In Saudi Arabia, a coalition spokesman said warplanes hit the Alsonidar plant because it "is now becoming a military manufacturing unit specialised in producing pipes Houthis use to assemble local-made missiles."
"This strike was necessary to protect Saudi border cities and eliminate the use of such missiles in Houthis attacks against the Yemeni national army and Yemeni citizens," it said.
"The coalition takes its responsibilities under international humanitarian law seriously, and is committed to the protection of civilians in Yemen."
Caprari said the site was purely civilian.
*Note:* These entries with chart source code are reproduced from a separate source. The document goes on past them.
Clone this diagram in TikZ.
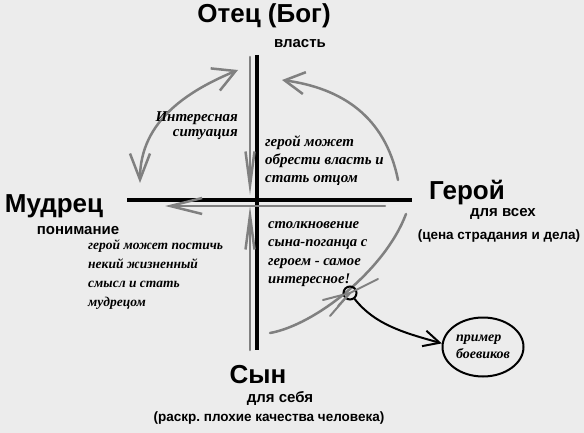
\documentclass[tikz,border=0pt]{standalone}
\usepackage{fontspec}
\setmainfont{Liberation Sans}
\newfontfamily\handfont{Liberation Serif}
\usetikzlibrary{arrows.meta, shapes.geometric}
\definecolor{paperGray}{RGB}{236,236,236}
\definecolor{penGray}{RGB}{128,128,128}
\definecolor{inkBlack}{RGB}{0,0,0}
\frenchspacing
\tikzset{
    polename/.style={
        inner sep=0pt,
        font=\fontsize{26}{28}\selectfont\bfseries
    },
    polenote/.style={
        inner sep=0pt,
        font=\fontsize{15}{17}\selectfont\bfseries
    },
    polesmall/.style={
        inner sep=0pt,
        font=\fontsize{13.5}{15}\selectfont\bfseries
    },
    handnote/.style={
        inner sep=0pt,
        align=left,
        font=\fontsize{14}{18}\selectfont\handfont\bfseries\itshape
    },
    axisline/.style={draw=inkBlack, line width=4pt},
    penline/.style={draw=penGray, line width=2.5pt, line cap=round},
    penarrow/.style={penline, -{Straight Barb[length=20pt, width=22pt]}},
    axisarrow/.style={penline, -{Straight Barb[length=34pt, width=9pt]}},
    inkline/.style={draw=inkBlack, line width=2pt}
}

\begin{document}
\begin{tikzpicture}[x=1pt, y=-1pt]
    \fill[paperGray] (0,0) rectangle (584,433);
    \useasboundingbox (0,0) rectangle (584,433);
    % poles
    \node[polename] (father) at (264,16) {Отец (Бог)};
    \node[polenote] (fatherNote) at (300,44) {власть};
    \node[polename] (wise) at (54,206) {Мудрец};
    \node[polenote] (wiseNote) at (78,231) {понимание};
    \node[polename] (hero) at (467,193) {Герой};
    \node[polenote] (heroNote) at (503,214) {для всех};
    \node[polesmall] (heroCost) at (499,236) {(цена страдания и дела)};
    \node[polename] (son) at (258,375) {Сын};
    \node[polenote] (sonNote) at (280,398) {для себя};
    \node[polesmall] (sonCost) at (269,418) {(раскр. плохие качества человека)};
    % axes
    \coordinate (fatherEnd) at (257,55);
    \coordinate (sonEnd) at (257,350);
    \coordinate (wiseEnd) at (127,200);
    \coordinate (heroEnd) at (412,200);
    \draw[axisline] (fatherEnd) -- (sonEnd);
    \draw[axisline] (wiseEnd) -- (heroEnd);
    % gray strokes
    \coordinate (grayTop) at (250,57);
    \coordinate (grayMidUp) at (250,195);
    \coordinate (grayMidDown) at (250,206);
    \coordinate (grayBottom) at (250,350);
    \coordinate (grayRight) at (385,206);
    \coordinate (grayLeft) at (165,206);
    \draw[axisarrow] (grayTop) -- (grayMidUp);
    \draw[axisarrow] (grayBottom) -- (grayMidDown);
    \draw[penline, -{Straight Barb[length=32pt, width=16pt]}] (grayRight) -- (grayLeft);
    \coordinate (heroArc) at (398,180);
    \coordinate (fatherArc) at (282,80);
    \coordinate (fatherArcLeft) at (238,70);
    \coordinate (wiseArc) at (140,183);
    \coordinate (sonArc) at (270,333);
    \coordinate (heroArcLow) at (406,214);
    \draw[penarrow] (heroArc) .. controls (385,115) and (340,88) .. (fatherArc);
    \draw[penline, {Straight Barb[length=26pt, width=20pt]}-{Straight Barb[length=22pt, width=24pt]}]
        (wiseArc) .. controls (140,120) and (190,90) .. (fatherArcLeft);
    \draw[penline] (sonArc) .. controls (315,325) and (385,270) .. (heroArcLow);
    \node[circle, draw=inkBlack, line width=2pt, minimum size=13pt, inner sep=0pt] (clash) at (350,293) {};
    \draw[penline, line width=2pt] (clash.center) -- ++(-27,7);
    \draw[penline, line width=2pt] (clash.center) -- ++(-20,23);
    \draw[penline, line width=2pt] (clash.center) -- ++(28,-14);
    \draw[penline, line width=2pt] (clash.center) -- ++(-12,13);
    % notes
    \node[handnote, align=right, anchor=east, font=\fontsize{15}{15}\selectfont\handfont\bfseries\itshape] (interest) at (238,126) {Интересная\\ситуация};
    \node[handnote, anchor=west, font=\fontsize{15}{18}\selectfont\handfont\bfseries\itshape] (heroPower) at (265,161) {герой может\\обрести власть и\\стать отцом};
    \node[handnote, anchor=west, font=\fontsize{13.5}{19}\selectfont\handfont\bfseries\itshape] (heroSense) at (88,275) {герой может постичь\\некий жизненный\\смысл и стать\\мудрецом};
    \node[handnote, anchor=west, font=\fontsize{14.7}{18.5}\selectfont\handfont\bfseries\itshape] (clashNote) at (268,254) {столкновение\\сына-поганца с\\героем - самое\\интересное!};
    \node[ellipse, draw=inkBlack, line width=2pt, minimum width=81pt, minimum height=59pt, inner sep=0pt,
        align=left, font=\fontsize{14}{17}\selectfont\handfont\bfseries\itshape] (examples) at (483,347) {пример\\боевиков};
    \draw[inkline, -{Straight Barb[length=16pt, width=16pt]}] (clash) .. controls (375,325) and (405,333) .. (examples.175);
\end{tikzpicture}
\end{document}
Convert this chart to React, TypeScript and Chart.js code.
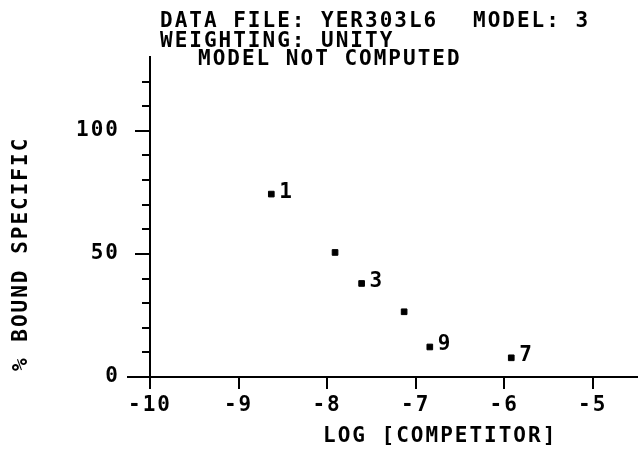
import React, { useEffect, useRef } from "react";
import { Chart, registerables } from "chart.js";

Chart.register(...registerables);

const logCompetitor = [-8.63, -7.91, -7.61, -7.13, -6.84, -5.92];
const boundSpecific = [74.3, 50.6, 38.0, 26.5, 12.2, 7.8];
const pointLabels = ["1", "", "3", "", "9", "7"];
const xTicks = [-10, -9, -8, -7, -6, -5];
const yMajorTicks = [0, 50, 100];
const yMinorTicks = [10, 20, 30, 40, 60, 70, 80, 90, 110, 120];
const headerLines = [
  { text: "DATA FILE: YER303L6", x: 160, y: 27 },
  { text: "MODEL: 3", x: 473, y: 27 },
  { text: "WEIGHTING: UNITY", x: 160, y: 47 },
  { text: "MODEL NOT COMPUTED", x: 198, y: 65 },
];
const xTitle = "LOG [COMPETITOR]";
const yTitle = "% BOUND SPECIFIC";

const FONT = 'bold 21px "DejaVu Sans Mono"';
const SPACING = "2px";

const plotterPlugin = {
  id: "plotter",
  beforeLayout(chart: any) {
    (chart.ctx as any).letterSpacing = SPACING;
  },
  beforeDraw(chart: any) {
    (chart.ctx as any).letterSpacing = SPACING;
  },
  afterDraw(chart: any) {
    const ctx = chart.ctx;
    const xs = chart.scales.x;
    const ys = chart.scales.y;
    ctx.save();
    (ctx as any).letterSpacing = SPACING;
    ctx.fillStyle = "#000";
    ctx.strokeStyle = "#000";
    ctx.font = FONT;
    ctx.textBaseline = "alphabetic";
    ctx.textAlign = "left";
    headerLines.forEach((l) => ctx.fillText(l.text, l.x, l.y));

    // minor y ticks and short leftward extension of the x axis
    ctx.lineWidth = 2;
    const axisX = xs.left;
    yMinorTicks.forEach((v) => {
      const py = Math.round(ys.getPixelForValue(v));
      ctx.beginPath();
      ctx.moveTo(axisX - 8, py);
      ctx.lineTo(axisX, py);
      ctx.stroke();
    });
    const y0 = Math.round(ys.getPixelForValue(0));
    ctx.beginPath();
    ctx.moveTo(axisX - 23, y0);
    ctx.lineTo(axisX, y0);
    ctx.stroke();

    // point labels
    ctx.textBaseline = "middle";
    pointLabels.forEach((lab, i) => {
      if (!lab) return;
      const px = xs.getPixelForValue(logCompetitor[i]);
      const py = ys.getPixelForValue(boundSpecific[i]);
      ctx.fillText(lab, px + 8, py - 2);
    });

    // axis titles
    ctx.textBaseline = "middle";
    ctx.textAlign = "left";
    ctx.fillText(xTitle, 323, 437);
    ctx.save();
    ctx.translate(22, 371);
    ctx.rotate(-Math.PI / 2);
    ctx.fillText(yTitle, 0, 0);
    ctx.restore();
    ctx.restore();
  },
};

export default function App() {
  const ref = useRef<HTMLCanvasElement | null>(null);
  useEffect(() => {
    if (!ref.current) return;
    const chart = new Chart(ref.current, {
      type: "scatter",
      data: {
        datasets: [
          {
            data: logCompetitor.map((x, i) => ({ x, y: boundSpecific[i] })),
            pointStyle: "rect",
            pointRadius: 4,
            backgroundColor: "#000",
            borderColor: "#000",
            borderWidth: 1,
          },
        ],
      },
      options: {
        animation: false,
        responsive: false,
        maintainAspectRatio: false,
        layout: { padding: { top: 57, left: 0, right: 0, bottom: 0 } },
        plugins: { legend: { display: false }, tooltip: { enabled: false }, title: { display: false } },
        scales: {
          x: {
            type: "linear",
            min: -10,
            max: -4.5,
            afterBuildTicks: (s: any) => {
              s.ticks = xTicks.map((v) => ({ value: v }));
            },
            afterFit: (s: any) => {
              s.height = 72;
            },
            grid: { drawOnChartArea: false, drawTicks: true, tickLength: 12, color: "#000", lineWidth: 2 },
            border: { display: true, color: "#000", width: 2 },
            ticks: { color: "#000", font: { family: "DejaVu Sans Mono", size: 21, weight: "bold" }, padding: 4, maxRotation: 0, autoSkip: false },
          },
          y: {
            type: "linear",
            min: 0,
            max: 130,
            afterBuildTicks: (s: any) => {
              s.ticks = yMajorTicks.map((v) => ({ value: v }));
            },
            afterFit: (s: any) => {
              s.width = 150;
            },
            grid: { drawOnChartArea: false, drawTicks: true, tickLength: 15, color: "#000", lineWidth: 2 },
            border: { display: true, color: "#000", width: 2 },
            ticks: { color: "#000", font: { family: "DejaVu Sans Mono", size: 21, weight: "bold" }, padding: 15, autoSkip: false },
          },
        },
      },
      plugins: [plotterPlugin],
    });
    return () => chart.destroy();
  }, []);
  return (
    <div style={{ position: "fixed", left: 0, top: 0, width: 642, height: 449, background: "#fff" }}>
      <canvas ref={ref} width={642} height={449} style={{ width: 642, height: 449 }} />
    </div>
  );
}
"We are very angry. We have been operating in Yemen with our partner for more than 20 years, helping to produce pumps which are for civilian use," Caprari said by phone from the company headquarters in the northern Italian city of Modena.
"This is a forgotten war. The Gulf nations are taking advantage of the situation and are ruining the industrial fabric of Yemen."
The fighting in Yemen has intensified since U.N.-sponsored peace talks in Kuwait ended last month without an agreement. The coalition has been supporting an offensive by Hadi's supporters aimed at recapturing Sanaa from the Houthi group.
The Houthis have in turn been firing rockets across the border into Saudi Arabia, killing and wounding a number of civilians, including several children.
The Saudi-owned al-Arabiya satellite channel reported that several field commanders of the Houthi group were killed in an air strike on a cave near the border with Saudi Arabia. There was no immediate comment from the Houthi group on the report.